**Material**
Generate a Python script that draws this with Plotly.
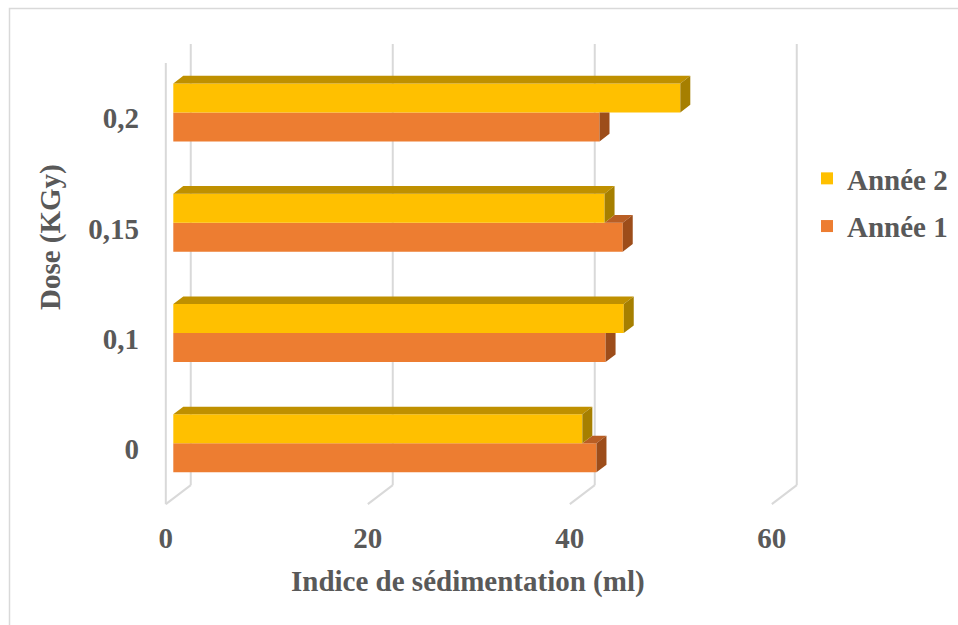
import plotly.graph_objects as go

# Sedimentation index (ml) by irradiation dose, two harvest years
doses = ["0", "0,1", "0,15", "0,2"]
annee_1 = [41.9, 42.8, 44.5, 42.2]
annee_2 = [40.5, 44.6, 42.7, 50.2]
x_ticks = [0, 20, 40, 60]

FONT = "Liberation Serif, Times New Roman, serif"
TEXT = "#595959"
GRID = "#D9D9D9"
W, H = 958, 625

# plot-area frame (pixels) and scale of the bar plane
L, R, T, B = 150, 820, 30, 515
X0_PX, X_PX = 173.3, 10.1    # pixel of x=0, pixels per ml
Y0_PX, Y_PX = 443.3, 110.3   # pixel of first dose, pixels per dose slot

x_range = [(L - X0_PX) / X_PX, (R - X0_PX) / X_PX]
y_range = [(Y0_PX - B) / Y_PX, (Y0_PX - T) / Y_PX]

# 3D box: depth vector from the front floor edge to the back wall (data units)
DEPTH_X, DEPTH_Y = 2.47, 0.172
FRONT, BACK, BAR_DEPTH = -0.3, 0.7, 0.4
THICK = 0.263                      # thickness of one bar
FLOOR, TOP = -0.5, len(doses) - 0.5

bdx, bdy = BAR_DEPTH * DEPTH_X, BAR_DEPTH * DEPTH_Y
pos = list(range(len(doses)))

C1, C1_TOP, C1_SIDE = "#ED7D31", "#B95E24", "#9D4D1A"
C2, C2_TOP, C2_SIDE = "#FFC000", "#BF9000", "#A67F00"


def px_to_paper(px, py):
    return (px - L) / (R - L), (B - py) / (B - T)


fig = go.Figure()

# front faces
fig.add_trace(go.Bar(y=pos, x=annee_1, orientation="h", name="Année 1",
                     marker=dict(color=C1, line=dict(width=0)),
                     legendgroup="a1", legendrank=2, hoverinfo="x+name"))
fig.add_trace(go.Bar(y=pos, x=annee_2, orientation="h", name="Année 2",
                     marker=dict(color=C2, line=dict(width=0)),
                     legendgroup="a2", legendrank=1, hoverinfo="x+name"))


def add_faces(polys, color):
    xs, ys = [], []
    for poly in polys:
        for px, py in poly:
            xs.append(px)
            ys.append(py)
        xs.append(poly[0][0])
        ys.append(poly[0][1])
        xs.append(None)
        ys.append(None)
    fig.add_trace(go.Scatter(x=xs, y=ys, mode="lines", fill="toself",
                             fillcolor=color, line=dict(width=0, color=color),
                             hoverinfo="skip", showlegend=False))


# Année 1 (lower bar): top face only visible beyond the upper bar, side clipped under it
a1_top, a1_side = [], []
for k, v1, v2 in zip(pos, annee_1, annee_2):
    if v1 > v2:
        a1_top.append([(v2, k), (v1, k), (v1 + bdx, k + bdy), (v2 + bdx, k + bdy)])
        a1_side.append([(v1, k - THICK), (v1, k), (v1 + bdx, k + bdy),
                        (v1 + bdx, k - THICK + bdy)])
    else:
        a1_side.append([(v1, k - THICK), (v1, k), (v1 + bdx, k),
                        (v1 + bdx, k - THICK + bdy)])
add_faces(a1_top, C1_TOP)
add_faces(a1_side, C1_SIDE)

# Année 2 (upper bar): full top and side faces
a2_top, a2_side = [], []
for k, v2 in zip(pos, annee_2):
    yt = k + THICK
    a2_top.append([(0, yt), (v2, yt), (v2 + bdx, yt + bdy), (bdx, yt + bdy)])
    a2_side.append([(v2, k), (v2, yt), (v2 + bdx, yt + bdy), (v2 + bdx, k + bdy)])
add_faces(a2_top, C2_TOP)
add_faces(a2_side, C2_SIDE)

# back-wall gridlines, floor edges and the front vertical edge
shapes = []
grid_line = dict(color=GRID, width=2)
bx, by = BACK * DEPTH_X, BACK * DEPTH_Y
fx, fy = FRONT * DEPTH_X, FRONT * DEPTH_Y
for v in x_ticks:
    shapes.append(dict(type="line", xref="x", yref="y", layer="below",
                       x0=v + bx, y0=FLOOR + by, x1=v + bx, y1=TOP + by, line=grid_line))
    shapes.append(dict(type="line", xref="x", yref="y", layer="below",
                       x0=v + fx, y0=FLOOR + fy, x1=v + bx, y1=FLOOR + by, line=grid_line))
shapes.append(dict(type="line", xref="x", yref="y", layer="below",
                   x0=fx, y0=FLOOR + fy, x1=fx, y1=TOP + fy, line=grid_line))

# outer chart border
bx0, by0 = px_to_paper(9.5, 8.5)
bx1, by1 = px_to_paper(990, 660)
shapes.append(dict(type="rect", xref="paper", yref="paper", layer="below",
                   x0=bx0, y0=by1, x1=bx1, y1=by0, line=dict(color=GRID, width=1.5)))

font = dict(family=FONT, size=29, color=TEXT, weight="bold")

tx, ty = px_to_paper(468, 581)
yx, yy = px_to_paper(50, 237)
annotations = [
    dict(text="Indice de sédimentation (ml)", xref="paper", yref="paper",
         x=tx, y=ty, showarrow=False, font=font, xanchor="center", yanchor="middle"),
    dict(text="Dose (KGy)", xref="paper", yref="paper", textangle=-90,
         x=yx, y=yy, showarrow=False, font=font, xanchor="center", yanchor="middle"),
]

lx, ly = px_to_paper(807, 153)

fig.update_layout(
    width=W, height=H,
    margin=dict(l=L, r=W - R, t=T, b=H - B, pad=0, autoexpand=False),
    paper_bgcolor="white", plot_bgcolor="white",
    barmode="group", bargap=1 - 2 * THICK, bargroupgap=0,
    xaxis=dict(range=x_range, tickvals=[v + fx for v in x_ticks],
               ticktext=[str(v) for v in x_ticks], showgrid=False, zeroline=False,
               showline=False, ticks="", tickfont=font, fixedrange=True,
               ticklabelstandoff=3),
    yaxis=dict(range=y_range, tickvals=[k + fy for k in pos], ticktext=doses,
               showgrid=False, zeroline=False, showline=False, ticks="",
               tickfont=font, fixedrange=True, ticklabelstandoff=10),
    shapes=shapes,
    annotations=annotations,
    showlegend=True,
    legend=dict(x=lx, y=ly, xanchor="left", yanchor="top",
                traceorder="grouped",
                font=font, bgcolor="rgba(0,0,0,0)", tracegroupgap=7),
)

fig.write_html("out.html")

**What is asked**
In the data above, please extract the lines from the first one through the line with "W, H = 958, 625", exactly, and keep pictures out.

**Written solution**
Generate a Python script that draws this with Plotly.
import plotly.graph_objects as go

# Sedimentation index (ml) by irradiation dose, two harvest years
doses = ["0", "0,1", "0,15", "0,2"]
annee_1 = [41.9, 42.8, 44.5, 42.2]
annee_2 = [40.5, 44.6, 42.7, 50.2]
x_ticks = [0, 20, 40, 60]

FONT = "Liberation Serif, Times New Roman, serif"
TEXT = "#595959"
GRID = "#D9D9D9"
W, H = 958, 625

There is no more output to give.